Problem 1: the first Friedman equation

Express the first Friedman equation in terms of redshift and analyze the contribution of different terms in different epochs.

Problem 2: $\eta(a)$ in one-component Universe

Find the conformal time as function of the scale factor for a Universe with domination of a) radiation and b) non-relativistic matter.

Problem 3: $t(z)$ for matter domination

Find the relation between time and redshift in the Universe with dominating matter.

Problem 4: $a(\eta)$ for radiation domination

Derive $a(\eta)$ for a spatially flat Universe with dominating radiation.

Problem 5: $t(\eta)$ for dominating radiation

Express the cosmic time through the conformal time in a Universe with dominating radiation.

Problem 6: $a(\eta)$ for dominating dust

Derive $a(\eta)$ for a spatially flat Universe with dominating matter.

Problem 7: $a(\eta)$ for radiation and dust

Find $a(\eta)$ for a spatially flat Universe filled with a mixture of radiation and matter.

Problem 8: variable EoS parameter

Suppose a component's state parameter $w_i=p_i/\rho_i$ is a function of time. Find its density as function of redshift.

Problem 9: $H(z)$ for dominating dust

Derive the Hubble parameter as a function of redshift in a Universe filled with non-relativistic matter.

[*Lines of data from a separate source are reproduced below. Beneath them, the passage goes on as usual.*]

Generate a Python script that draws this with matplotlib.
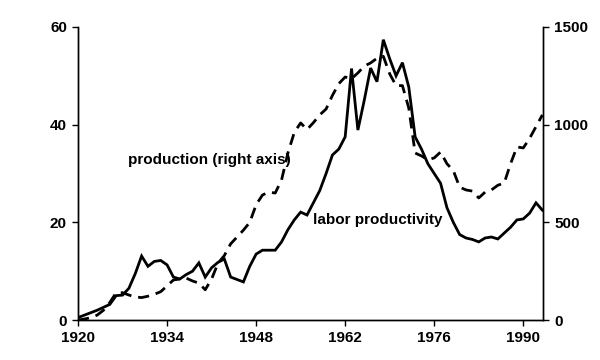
import numpy as np
import matplotlib.pyplot as plt

plt.rcParams['font.family'] = ['Liberation Sans', 'DejaVu Sans']
plt.rcParams['font.weight'] = 'bold'

years = np.arange(1920, 1994)

# labor productivity (left axis)
productivity = [
    0.5, 1.0, 1.5, 2.0, 2.6, 3.2, 5.0, 5.1, 6.5, 9.5,
    13.1, 11.0, 12.0, 12.2, 11.3, 8.8, 8.4, 9.3, 10.0, 11.7,
    8.8, 10.7, 11.8, 12.5, 8.8, 8.3, 7.8, 11.0, 13.5, 14.3,
    14.3, 14.3, 16.0, 18.5, 20.5, 22.1, 21.5, 24.0, 26.5, 30.0,
    33.8, 35.0, 37.5, 51.5, 38.9, 45.0, 51.6, 48.8, 57.4, 53.5,
    50.0, 52.7, 47.7, 37.5, 35.0, 32.0, 30.0, 28.0, 23.0, 20.0,
    17.5, 16.8, 16.5, 16.0, 16.8, 17.0, 16.6, 17.8, 19.0, 20.5,
    20.7, 21.9, 24.0, 22.5,
]

# production (right axis)
production = [
    0, 5, 12, 25, 50, 90, 140, 140, 128, 118,
    115, 122, 132, 145, 175, 205, 210, 215, 200, 189,
    155, 210, 290, 330, 390, 425, 460, 500, 590, 640,
    655, 650, 717, 855, 960, 1009, 975, 1010, 1050, 1080,
    1150, 1210, 1244, 1235, 1265, 1300, 1316, 1340, 1350, 1260,
    1200, 1200, 1085, 855, 840, 820, 830, 860, 800, 765,
    680, 666, 660, 625, 655, 666, 690, 701, 800, 886,
    881, 930, 990, 1050,
]

x_ticks = [1920, 1934, 1948, 1962, 1976, 1990]

fig = plt.figure(figsize=(6, 3.6), dpi=100)
ax = fig.add_axes([0.13, 0.111, 0.775, 0.814])
ax2 = ax.twinx()

ax.plot(years, productivity, color='black', lw=2.0, solid_joinstyle='miter')
ax2.plot(years, production, color='black', lw=2.0, dashes=(4, 2.5))

ax.set_xlim(1920, 1993.1)
ax.set_ylim(0, 60)
ax2.set_ylim(0, 1500)
ax.set_xticks(x_ticks)
ax.set_yticks([0, 20, 40, 60])
ax2.set_yticks([0, 500, 1000, 1500])

for a in (ax, ax2):
    a.spines['top'].set_visible(False)
    for s in a.spines.values():
        s.set_linewidth(1.0)
    a.tick_params(direction='out', length=4, width=1, labelsize=11, pad=4)

fig.text(128 / 600, 1 - 160 / 360, 'production (right axis)', fontsize=11,
         fontweight='bold', va='center', ha='left')
fig.text(313 / 600, 1 - 220 / 360, 'labor productivity', fontsize=11,
         fontweight='bold', va='center', ha='left')

fig.savefig('out.png', dpi=100)
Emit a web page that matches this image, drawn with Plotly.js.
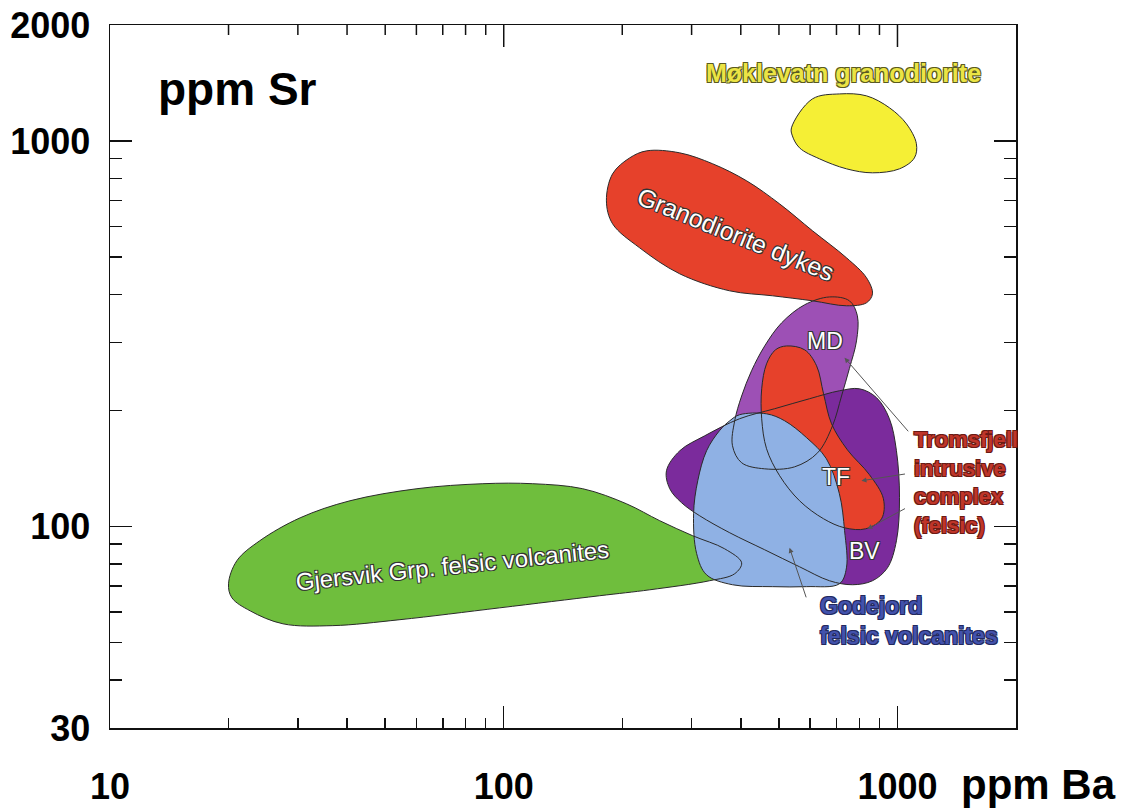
<!DOCTYPE html>
<html>
<head>
<meta charset="utf-8">
<script src="https://cdn.plot.ly/plotly-3.0.1.min.js"></script>
<style>html,body{margin:0;padding:0;background:#fff;}#chart{width:1144px;height:810px;}</style>
</head>
<body>
<div id="chart"></div>
<script>
// ---------- axis ticks ----------
const baMajor = [10, 100, 1000];
const baMajorLabels = ['10', '100', '1000'];
const baMinor = [20, 30, 40, 50, 60, 70, 80, 90, 200, 300, 400, 500, 600, 700, 800, 900];
const srMajor = [30, 100, 1000, 2000];
const srMajorLabels = ['30', '100', '1000', '2000'];
const srMinor = [40, 50, 60, 70, 80, 90, 200, 300, 400, 500, 600, 700, 800, 900];

// ---------- field outlines (ppm Ba, ppm Sr) ----------
const gjersvikBa = [20, 21, 24, 30.4, 40.7, 60.2, 88.5, 118.5, 158.7, 205, 249, 302, 364, 402, 386, 333, 235, 175, 97.7, 54.5, 36.8, 27.5, 22.7, 20.4];
const gjersvikSr = [71, 81.5, 91.8, 105.3, 116.6, 125.3, 129.1, 129.1, 125.3, 114.5, 103.5, 94.6, 87.5, 80.5, 75.4, 72.3, 68.5, 66.1, 61.5, 57.3, 55.3, 55.9, 60.4, 65.3];

const mdBa = [672, 755, 791, 787, 755, 721, 684, 627, 548, 460, 402, 381, 386, 402, 426, 460, 508, 581];
const mdSr = [394, 385, 352, 303, 257, 218, 182.5, 155.3, 142.8, 141.1, 146.3, 162, 188, 218, 253.5, 294, 337.6, 376];

const bvBa = [259, 280, 324, 397, 487, 598, 712, 801, 885, 954, 994, 1012, 994, 943, 864, 769, 672, 564, 460, 375, 314.5, 283, 264];
const bvSr = [139.5, 157.2, 171.9, 190.3, 202, 214.5, 224.9, 227.6, 215.8, 190.3, 157.2, 118.7, 91.8, 78.1, 72.3, 70.6, 72.3, 78.6, 87, 96.3, 106.6, 115.2, 125.3];

const tfBa = [523, 581, 623, 649, 680, 746, 849, 921, 911, 830, 734, 649, 564, 502, 465, 452, 452, 465, 490];
const tfSr = [294, 287.3, 261.2, 220.9, 184.7, 158.1, 136.2, 118, 104.7, 98.6, 99.2, 104.7, 116.6, 135.4, 159.1, 190.3, 227.6, 264.2, 287.3];

const godejordBa = [397, 465, 517, 588, 660, 712, 734, 742, 712, 588, 482, 381, 327.5, 309, 303.5, 311, 327.5, 353, 375];
const godejordSr = [194.9, 196, 188, 169.9, 149.8, 121.6, 97.5, 78.1, 71, 69.8, 69.8, 70.6, 74.9, 85, 107.9, 131.4, 157.2, 177.1, 188];

const dykesBa = [182.3, 189, 208.8, 230.6, 279.7, 339.2, 413.9, 501.8, 608.6, 742.3, 834.3, 864, 834.3, 742.3, 608.6, 481.6, 374.6, 279.7, 221.4, 189];
const dykesSr = [699.5, 822, 904, 943, 932, 873, 788.4, 687.1, 584.8, 497.7, 441.8, 401.4, 380.5, 373.7, 385, 396.7, 408.7, 452.5, 528.4, 609.9];

const moklevatnBa = [538, 608, 713, 834, 955, 1054, 1117, 1104, 1012, 864, 742, 634, 564, 541];
const moklevatnSr = [1082, 1286, 1325, 1310, 1219, 1108, 984, 904, 847, 827, 847, 899, 960, 1031];

// pointer lines: [headBa, headSr, tailBa, tailSr]
const pointers = [
  [734, 274, 1073, 175],
  [810, 131.4, 1054, 137],
  [839, 98.6, 1054, 111.8],
  [532, 88, 588, 64.9]
];

const fields = [
  {x: gjersvikBa, y: gjersvikSr, fill: '#6fbe3d'},
  {x: mdBa, y: mdSr, fill: '#9d50b5'},
  {x: bvBa, y: bvSr, fill: '#7b2b9c'},
  {x: tfBa, y: tfSr, fill: '#e6412b'},
  {x: godejordBa, y: godejordSr, fill: '#8fb1e4'},
  {x: dykesBa, y: dykesSr, fill: '#e6412b'},
  {x: moklevatnBa, y: moklevatnSr, fill: '#f5ef35'}
];

const L = Math.log10;
const xRange = [1, L(2000)];
const yRange = [L(30), L(2000)];
const MARGIN = {l: 110, r: 128, t: 25, b: 82};
const plotH = 810 - MARGIN.t - MARGIN.b;
const pxPerDecade = plotH / (yRange[1] - yRange[0]);

function closed(a) { return a.concat([a[0]]); }

const traces = [];
fields.forEach(f => {
  traces.push({
    type: 'scatter', mode: 'lines', x: closed(f.x), y: closed(f.y),
    fill: 'toself', fillcolor: f.fill,
    line: {shape: 'spline', smoothing: 1, width: 0, color: f.fill},
    hoverinfo: 'skip'
  });
});
fields.forEach(f => {
  traces.push({
    type: 'scatter', mode: 'lines', x: closed(f.x), y: closed(f.y),
    line: {shape: 'spline', smoothing: 1, width: 1, color: '#2a2a2a'},
    hoverinfo: 'skip'
  });
});

// top-edge tick row (mirrors the bottom ticks), built from the tick arrays
const topSr = 10 ** yRange[1];
const tx = [], ty = [];
function addTop(vals, len) {
  const low = 10 ** (yRange[1] - len / pxPerDecade);
  vals.forEach(v => { tx.push(v, v, null); ty.push(topSr, low, null); });
}
addTop(baMajor.slice(1), 22);
addTop(baMinor, 10);
traces.push({type: 'scatter', mode: 'lines', x: tx, y: ty, line: {color: '#111', width: 1.5},
  hoverinfo: 'skip', cliponaxis: false});

// invisible anchor so the right-hand tick axis is drawn
traces.push({type: 'scatter', mode: 'markers', x: [baMajor[1]], y: [srMajor[1]], xaxis: 'x', yaxis: 'y2',
  marker: {opacity: 0}, hoverinfo: 'skip'});

const FONT = 'Liberation Sans, Arial, Helvetica, sans-serif';
const outline = c => `1px 1px 0 ${c}, -1px -1px 0 ${c}, 1px -1px 0 ${c}, -1px 1px 0 ${c}`;

function lab(text, ba, sr, opts) {
  return Object.assign({
    text: text, x: L(ba), y: L(sr), xref: 'x', yref: 'y', showarrow: false,
    font: {family: FONT, size: 23, color: '#ffffff', shadow: outline('#333')}
  }, opts || {});
}

const annotations = [
  lab('Møklevatn granodiorite', 729.5, 1498, {font: {family: FONT, size: 25, weight: 'bold', color: '#ebe445', shadow: outline('#5a5a20')}}),
  lab('Granodiorite dykes', 388, 574.6, {textangle: 22, font: {family: FONT, size: 25, color: '#ffffff', shadow: outline('#333')}}),
  lab('Gjersvik Grp. felsic volcanites', 74.2, 79.1, {textangle: -6, font: {family: FONT, size: 24, color: '#ffffff', shadow: outline('#333')}}),
  lab('MD', 652.8, 303),
  lab('TF', 700, 134.6),
  lab('BV', 824.6, 86.5),
  lab('Tromsfjell<br>intrusive<br>complex<br>(felsic)', 1091.6, 129.8, {xanchor: 'left', align: 'left',
    font: {family: FONT, size: 22, weight: 'bold', color: '#bf3529', shadow: outline('#6a1a14')}}),
  lab('Godejord<br>felsic volcanites', 626.6, 56.9, {xanchor: 'left', align: 'left',
    font: {family: FONT, size: 23, weight: 'bold', color: '#4252ac', shadow: outline('#23295e')}}),
  {text: 'ppm Sr', xref: 'paper', yref: 'paper', x: 0.1407, y: 0.909, xanchor: 'center', yanchor: 'middle', showarrow: false,
    font: {family: FONT, size: 46, weight: 'bold', color: '#000'}},
  {text: 'ppm Ba', xref: 'paper', yref: 'paper', x: 0.938, y: -0.081, xanchor: 'left', yanchor: 'middle', showarrow: false,
    borderpad: 0, font: {family: FONT, size: 42, weight: 'bold', color: '#000'}}
];
pointers.forEach(p => {
  annotations.push({
    x: L(p[0]), y: L(p[1]), ax: L(p[2]), ay: L(p[3]), xref: 'x', yref: 'y', axref: 'x', ayref: 'y',
    text: '', showarrow: true, arrowhead: 2, arrowsize: 1, arrowwidth: 1, arrowcolor: '#555', standoff: 0
  });
});

const tickfont = {family: FONT, size: 36, weight: 'bold', color: '#000'};
const xMinor = {tickmode: 'array', tickvals: baMinor, ticks: 'inside', ticklen: 10, tickwidth: 1.5, tickcolor: '#111', showgrid: false};
const yMinor = {tickmode: 'array', tickvals: srMinor, ticks: 'inside', ticklen: 12, tickwidth: 1.5, tickcolor: '#111', showgrid: false};

const layout = {
  width: 1144, height: 810,
  margin: MARGIN,
  paper_bgcolor: '#fff', plot_bgcolor: '#fff',
  showlegend: false,
  xaxis: {
    type: 'log', range: xRange, tickmode: 'array', tickvals: baMajor, ticktext: baMajorLabels,
    ticks: 'inside', ticklen: 22, tickwidth: 1.5, tickcolor: '#111',
    showline: true, linewidth: 1.5, linecolor: '#111', mirror: true,
    showgrid: false, zeroline: false, tickfont: tickfont, ticklabelstandoff: 26,
    minor: xMinor
  },
  yaxis: {
    type: 'log', range: yRange, tickmode: 'array', tickvals: srMajor, ticktext: srMajorLabels,
    ticks: 'inside', ticklen: 22, tickwidth: 1.5, tickcolor: '#111',
    showline: true, linewidth: 1.5, linecolor: '#111', mirror: true,
    showgrid: false, zeroline: false, tickfont: tickfont, ticklabelstandoff: 11,
    minor: yMinor
  },
  yaxis2: {
    type: 'log', range: yRange, overlaying: 'y', side: 'right', anchor: 'x', tickmode: 'array', tickvals: srMajor,
    ticks: 'inside', ticklen: 22, tickwidth: 1.5, tickcolor: '#111', showticklabels: false,
    showline: false, showgrid: false, zeroline: false, minor: yMinor
  },
  annotations: annotations
};

Plotly.newPlot('chart', traces, layout, {displayModeBar: false, staticPlot: true});
</script>
</body>
</html>
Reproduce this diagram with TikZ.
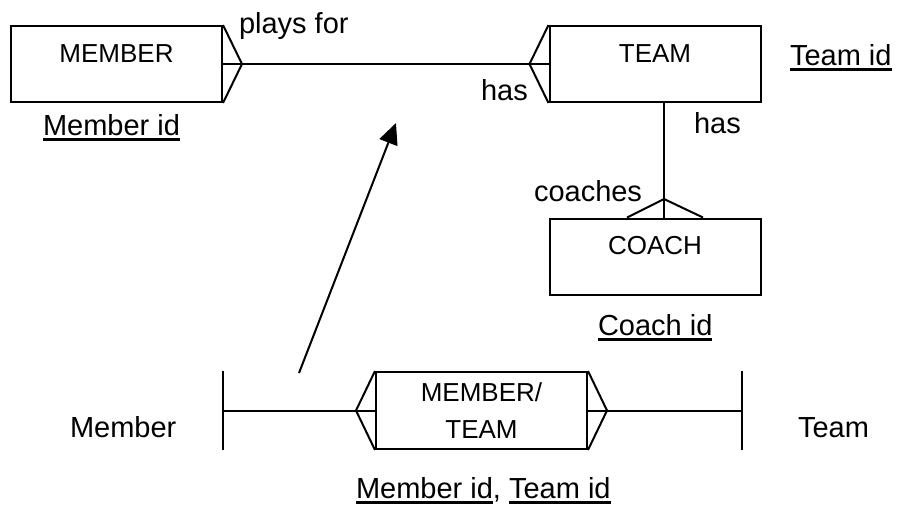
\documentclass[tikz,border=0pt]{standalone}
\usepackage{fontspec}
\setmainfont{Liberation Sans}
\usepackage{tikz}
\usetikzlibrary{positioning,arrows.meta}

\newcommand{\keyid}[1]{\setbox0\hbox{#1}\rlap{\copy0}\rule[-6pt]{\wd0}{3pt}}

\begin{document}
\begin{tikzpicture}[x=1pt,y=-1pt,line width=2pt,
  entity/.style={draw,minimum width=211pt,minimum height=76pt,inner sep=0pt,
    font=\fontsize{26}{30}\selectfont,text height=18.6pt,text depth=22pt},
  linkbox/.style={draw,minimum width=211pt,minimum height=77pt,inner sep=0pt,
    align=center,font=\fontsize{26}{37}\selectfont},
  lbl/.style={anchor=base west,inner sep=0pt,font=\fontsize{29}{34}\selectfont},
  endbar/.style={minimum height=77pt,minimum width=0pt,inner sep=0pt}]
  \useasboundingbox (0,0) rectangle (898,507);

  \node[entity]  (member)  at (116.5,64)   {MEMBER};
  \node[entity]  (team)    at (655,64)     {TEAM};
  \node[entity]  (coach)   at (655,256.5)  {COACH};
  \node[linkbox] (memteam) at (481.5,410.5) {MEMBER/\\TEAM};
  \node[endbar]  (memend)  at (223,410.5)  {};
  \node[endbar]  (teamend) at (742,410.5)  {};

  \coordinate[right=19pt of member.east] (membertip);
  \coordinate[left=19pt of team.west] (teamtip);
  \coordinate (coachtip) at (664,199);
  \coordinate[left=19pt of memteam.west] (mtleft);
  \coordinate[right=19pt of memteam.east] (mtright);

  \draw (member.north east) -- (membertip) -- (member.south east);
  \draw (team.north west) -- (teamtip) -- (team.south west);
  \draw ([xshift=-28pt]coach.north) -- (coachtip) -- ([xshift=48pt]coach.north);
  \draw (memteam.north west) -- (mtleft) -- (memteam.south west);
  \draw (memteam.north east) -- (mtright) -- (memteam.south east);

  \draw (member.east) -- (membertip) -- (teamtip) -- (team.west);
  \draw (team.south -| coachtip) -- (coach.north -| coachtip);
  \draw (memend.center) -- (mtleft) -- (memteam.west);
  \draw (memteam.east) -- (mtright) -- (teamend.center);
  \draw (memend.north) -- (memend.south);
  \draw (teamend.north) -- (teamend.south);

  \coordinate (arrowtail) at (299,373);
  \coordinate (arrowtip) at (396,123);
  \draw[-{Triangle[length=21pt,width=19pt]}] (arrowtail) -- (arrowtip);

  \node[lbl] (playsfor)  at (238,33)  {plays for};
  \node[lbl] (hasleft)   at (480,100) {has};
  \node[lbl] (hasdown)   at (693,133) {has};
  \node[lbl] (teamid)    at (789,65)  {\keyid{Team id}};
  \node[lbl] (memberid)  at (42,135)  {\keyid{Member id}};
  \node[lbl] (coaches)   at (533,201) {coaches};
  \node[lbl] (coachid)   at (597,335) {\keyid{Coach id}};
  \node[lbl] (memberlbl) at (69,437)  {Member};
  \node[lbl] (teamlbl)   at (797,437) {Team};
  \node[lbl] (mtid)      at (355,498) {\keyid{Member id}, \keyid{Team id}};
\end{tikzpicture}
\end{document}
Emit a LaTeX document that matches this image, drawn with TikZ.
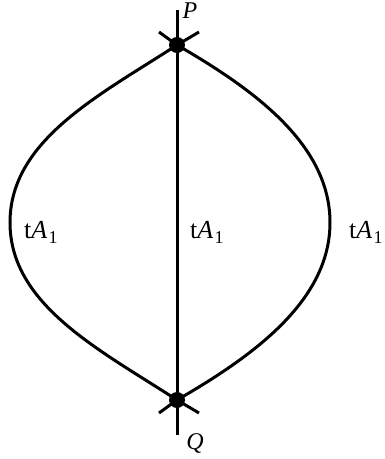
\documentclass[tikz,border=0pt]{standalone}
\usepackage{fontspec}
\setmainfont{Liberation Serif}
\newcommand{\tlab}{t\textit{A}\kern0.05em\raisebox{-0.22em}{\fontsize{18}{18}\selectfont 1}}
\tikzset{
  curve/.style={line width=3pt},
  dotnode/.style={circle,fill=black,inner sep=0pt,minimum size=16pt},
  lab/.style={anchor=base west,inner sep=0pt,font=\fontsize{26}{30}\selectfont},
  ptlab/.style={inner sep=0pt,font=\fontsize{24}{28}\selectfont\itshape}
}
\begin{document}
\begin{tikzpicture}[x=1pt,y=-1pt]
\useasboundingbox (0,0) rectangle (384,459);
\node[dotnode] (P) at (177,45) {};
\node[dotnode] (Q) at (177,400) {};
\coordinate (Ptop) at (177,10);
\coordinate (Qbot) at (177,435);
\coordinate (Pl) at (159,32);
\coordinate (Pr) at (199,32);
\coordinate (Ql) at (159,413);
\coordinate (Qr) at (199,413);
\coordinate (L) at (10,222.5);
\coordinate (R) at (330,222.5);
\draw[curve] (Ptop) -- (Qbot);
\draw[curve] (P.center) -- (Pl);
\draw[curve] (P.center) -- (Pr);
\draw[curve] (Q.center) -- (Ql);
\draw[curve] (Q.center) -- (Qr);
\draw[curve] (P.center) .. controls (100,95) and (10,140) .. (L)
   .. controls (10,305) and (100,350) .. (Q.center);
\draw[curve] (P.center) .. controls (255,90) and (330,145) .. (R)
   .. controls (330,300) and (255,355) .. (Q.center);
\node[lab] (t1) at (24,238) {\tlab};
\node[lab] (t2) at (190,238) {\tlab};
\node[lab] (t3) at (349,238) {\tlab};
\node[ptlab,anchor=base] (Plab) at (190,18) {P};
\node[ptlab] (Qlab) at (195,443) {Q};
\end{tikzpicture}
\end{document}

Problem 10: $\dot z$ for dominating dust

The redshift of any object slowly changes with time due to acceleration (or deceleration) of the Universe's expansion. Find the rate of change of redshift $\dot{z}$ for a Universe with dominating non-relativistic matter.

Problem 11: optical horizon

The Universe is known to have become transparent for electromagnetic waves at $z\approx 1100$ (in the process of formation of neutral hydrogen, recombination), i.e when it was $1100$ times smaller than at present. Thus in practice the possibility of optical observation of the Universe is limited by the so-called optical horizon: the maximal distance that light travels since the moment of recombination. Find the ratio of the optical horizon to the particle one for a Universe dominated by matter.

Problem 12: particle horizon

Derive the particle horizon as function of redshift for a Universe filled with matter and radiation with relative densities $\Omega_{m0}$ and $\Omega_{r0}$.

Problem 13: time dilation at cosmological horizon

Show that any signal emitted from the cosmological horizon will arrive to the observer with infinite redshift.